WHAT IS BEING ASKED:
Skip the pictures and extract all of the lines exactly as written.

DATASET SECTION:

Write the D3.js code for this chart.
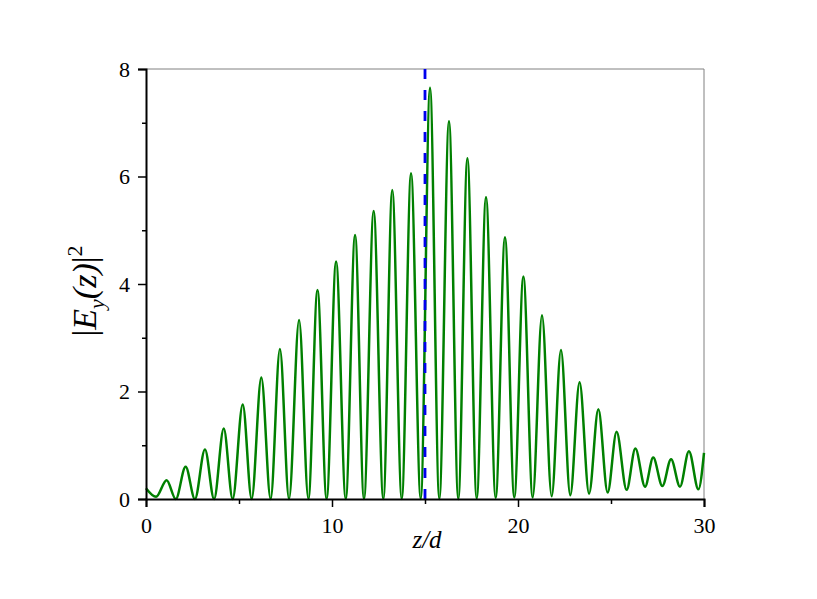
<!DOCTYPE html>
<html><head><meta charset="utf-8">
<script src="https://cdn.jsdelivr.net/npm/d3@7"></script>
<style>body{margin:0;background:#fff}svg{display:block}text{font-family:"Liberation Serif","DejaVu Serif",serif;fill:#000}</style>
</head><body><svg id="c" width="817" height="599"></svg>
<script>
// extrema of |E_y(z)|^2 (z, value)
const zPts = [0, 0.54, 1.11, 1.6, 2.13, 2.63, 3.17, 3.66, 4.18, 4.66, 5.2, 5.68, 6.2, 6.7, 7.2, 7.69, 8.23, 8.73, 9.22, 9.71, 10.22, 10.74, 11.24, 11.72, 12.24, 12.76, 13.24, 13.75, 14.25, 14.77, 15.27, 15.77, 16.29, 16.79, 17.28, 17.78, 18.28, 18.8, 19.3, 19.8, 20.29, 20.79, 21.29, 21.81, 22.31, 22.81, 23.31, 23.82, 24.32, 24.82, 25.3, 25.84, 26.31, 26.83, 27.27, 27.76, 28.23, 28.71, 29.19, 29.7, 30];
const ePts = [0.2, 0.04, 0.35, 0, 0.6, 0, 0.92, 0, 1.31, 0, 1.76, 0, 2.26, 0, 2.79, 0, 3.33, 0, 3.89, 0, 4.42, 0, 4.91, 0, 5.36, 0, 5.75, 0, 6.06, 0, 7.65, 0, 7.03, 0, 6.34, 0.01, 5.62, 0.02, 4.87, 0.03, 4.14, 0.03, 3.42, 0.05, 2.77, 0.07, 2.17, 0.1, 1.67, 0.12, 1.25, 0.17, 0.94, 0.23, 0.77, 0.24, 0.74, 0.23, 0.89, 0.18, 0.86];
const markerZ = 15;
const xMajor = [0, 10, 20, 30];
const xMinor = [5, 15, 25];
const yMajor = [0, 2, 4, 6, 8];
const yMinor = [1, 3, 5, 7];

const svg = d3.select("#c");
const L = 146, R = 704, T = 69, B = 499;
const x = d3.scaleLinear().domain([0, 30]).range([L, R]);
const y = d3.scaleLinear().domain([0, 8]).range([B, T]);

// frame top/right
svg.append("line").attr("x1", L).attr("x2", R).attr("y1", T).attr("y2", T).attr("stroke", "#808080").attr("stroke-width", 1);
svg.append("line").attr("x1", R).attr("x2", R).attr("y1", T).attr("y2", B).attr("stroke", "#808080").attr("stroke-width", 1);

// curve
const data = zPts.map((z, i) => [z, ePts[i]]);
const line = d3.line().x(d => x(d[0])).y(d => y(d[1])).curve(d3.curveMonotoneX);
svg.append("path").datum(data).attr("d", line).attr("fill", "none").attr("stroke", "#008000").attr("stroke-width", 2.5);

// marker
svg.append("line").attr("x1", x(markerZ)).attr("x2", x(markerZ)).attr("y1", y(8)).attr("y2", y(0))
  .attr("stroke", "#0000ee").attr("stroke-width", 2.8).attr("stroke-dasharray", "10,11");

// axes
const xAxis = d3.axisBottom(x).tickValues(xMajor).tickSize(8).tickPadding(10).tickFormat(d3.format("d"));
const gx = svg.append("g").attr("transform", `translate(0,${B})`).call(xAxis);
const xAxisMin = d3.axisBottom(x).tickValues(xMinor).tickSize(5).tickFormat("");
const gx2 = svg.append("g").attr("transform", `translate(0,${B})`).call(xAxisMin);
const yAxis = d3.axisLeft(y).tickValues(yMajor).tickSize(8).tickPadding(8).tickFormat(d3.format("d"));
const gy = svg.append("g").attr("transform", `translate(${L},0)`).call(yAxis);
const yAxisMin = d3.axisLeft(y).tickValues(yMinor).tickSize(4).tickFormat("");
const gy2 = svg.append("g").attr("transform", `translate(${L},0)`).call(yAxisMin);
[gx, gx2, gy, gy2].forEach(g => {
  g.select(".domain").attr("stroke", "#000").attr("stroke-width", 2);
  g.selectAll(".tick line").attr("stroke", "#000").attr("stroke-width", 1.5);
  g.selectAll(".tick text").attr("font-family", "Liberation Serif").attr("font-size", 22).attr("fill", "#000");
});
gx2.select(".domain").remove(); gy2.select(".domain").remove();

// labels
svg.append("text").attr("x", (L + R) / 2 + 2).attr("y", 548).attr("text-anchor", "middle")
  .attr("font-size", 25).attr("font-style", "italic").text("z/d");

const yl = svg.append("text").attr("transform", `translate(96,291) rotate(-90)`)
  .attr("text-anchor", "middle").attr("font-size", 34);
yl.append("tspan").text("|");
yl.append("tspan").attr("font-style", "italic").text("E");
yl.append("tspan").attr("font-style", "italic").attr("font-size", 22).attr("dy", 8).text("y");
yl.append("tspan").attr("font-style", "italic").attr("dy", -8).text("(z)");
yl.append("tspan").text("|");
yl.append("tspan").attr("font-size", 22).attr("dy", -14).text("2");
</script></body></html>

SOLUTION FOR THIS TASK:
Write the D3.js code for this chart.
<!DOCTYPE html>
<html><head><meta charset="utf-8">
<script src="https://cdn.jsdelivr.net/npm/d3@7"></script>
<style>body{margin:0;background:#fff}svg{display:block}text{font-family:"Liberation Serif","DejaVu Serif",serif;fill:#000}</style>
</head><body><svg id="c" width="817" height="599"></svg>
<script>
// extrema of |E_y(z)|^2 (z, value)
const zPts = [0, 0.54, 1.11, 1.6, 2.13, 2.63, 3.17, 3.66, 4.18, 4.66, 5.2, 5.68, 6.2, 6.7, 7.2, 7.69, 8.23, 8.73, 9.22, 9.71, 10.22, 10.74, 11.24, 11.72, 12.24, 12.76, 13.24, 13.75, 14.25, 14.77, 15.27, 15.77, 16.29, 16.79, 17.28, 17.78, 18.28, 18.8, 19.3, 19.8, 20.29, 20.79, 21.29, 21.81, 22.31, 22.81, 23.31, 23.82, 24.32, 24.82, 25.3, 25.84, 26.31, 26.83, 27.27, 27.76, 28.23, 28.71, 29.19, 29.7, 30];
const ePts = [0.2, 0.04, 0.35, 0, 0.6, 0, 0.92, 0, 1.31, 0, 1.76, 0, 2.26, 0, 2.79, 0, 3.33, 0, 3.89, 0, 4.42, 0, 4.91, 0, 5.36, 0, 5.75, 0, 6.06, 0, 7.65, 0, 7.03, 0, 6.34, 0.01, 5.62, 0.02, 4.87, 0.03, 4.14, 0.03, 3.42, 0.05, 2.77, 0.07, 2.17, 0.1, 1.67, 0.12, 1.25, 0.17, 0.94, 0.23, 0.77, 0.24, 0.74, 0.23, 0.89, 0.18, 0.86];
const markerZ = 15;
const xMajor = [0, 10, 20, 30];
const xMinor = [5, 15, 25];
const yMajor = [0, 2, 4, 6, 8];
const yMinor = [1, 3, 5, 7];

const svg = d3.select("#c");
const L = 146, R = 704, T = 69, B = 499;
const x = d3.scaleLinear().domain([0, 30]).range([L, R]);
const y = d3.scaleLinear().domain([0, 8]).range([B, T]);

// frame top/right
svg.append("line").attr("x1", L).attr("x2", R).attr("y1", T).attr("y2", T).attr("stroke", "#808080").attr("stroke-width", 1);
svg.append("line").attr("x1", R).attr("x2", R).attr("y1", T).attr("y2", B).attr("stroke", "#808080").attr("stroke-width", 1);

// curve
const data = zPts.map((z, i) => [z, ePts[i]]);
const line = d3.line().x(d => x(d[0])).y(d => y(d[1])).curve(d3.curveMonotoneX);
svg.append("path").datum(data).attr("d", line).attr("fill", "none").attr("stroke", "#008000").attr("stroke-width", 2.5);

// marker
svg.append("line").attr("x1", x(markerZ)).attr("x2", x(markerZ)).attr("y1", y(8)).attr("y2", y(0))
  .attr("stroke", "#0000ee").attr("stroke-width", 2.8).attr("stroke-dasharray", "10,11");

// axes
const xAxis = d3.axisBottom(x).tickValues(xMajor).tickSize(8).tickPadding(10).tickFormat(d3.format("d"));
const gx = svg.append("g").attr("transform", `translate(0,${B})`).call(xAxis);
const xAxisMin = d3.axisBottom(x).tickValues(xMinor).tickSize(5).tickFormat("");
const gx2 = svg.append("g").attr("transform", `translate(0,${B})`).call(xAxisMin);
const yAxis = d3.axisLeft(y).tickValues(yMajor).tickSize(8).tickPadding(8).tickFormat(d3.format("d"));
const gy = svg.append("g").attr("transform", `translate(${L},0)`).call(yAxis);
const yAxisMin = d3.axisLeft(y).tickValues(yMinor).tickSize(4).tickFormat("");
const gy2 = svg.append("g").attr("transform", `translate(${L},0)`).call(yAxisMin);
[gx, gx2, gy, gy2].forEach(g => {
  g.select(".domain").attr("stroke", "#000").attr("stroke-width", 2);
  g.selectAll(".tick line").attr("stroke", "#000").attr("stroke-width", 1.5);
  g.selectAll(".tick text").attr("font-family", "Liberation Serif").attr("font-size", 22).attr("fill", "#000");
});
gx2.select(".domain").remove(); gy2.select(".domain").remove();

// labels
svg.append("text").attr("x", (L + R) / 2 + 2).attr("y", 548).attr("text-anchor", "middle")
  .attr("font-size", 25).attr("font-style", "italic").text("z/d");

const yl = svg.append("text").attr("transform", `translate(96,291) rotate(-90)`)
  .attr("text-anchor", "middle").attr("font-size", 34);
yl.append("tspan").text("|");
yl.append("tspan").attr("font-style", "italic").text("E");
yl.append("tspan").attr("font-style", "italic").attr("font-size", 22).attr("dy", 8).text("y");
yl.append("tspan").attr("font-style", "italic").attr("dy", -8).text("(z)");
yl.append("tspan").text("|");
yl.append("tspan").attr("font-size", 22).attr("dy", -14).text("2");
</script></body></html>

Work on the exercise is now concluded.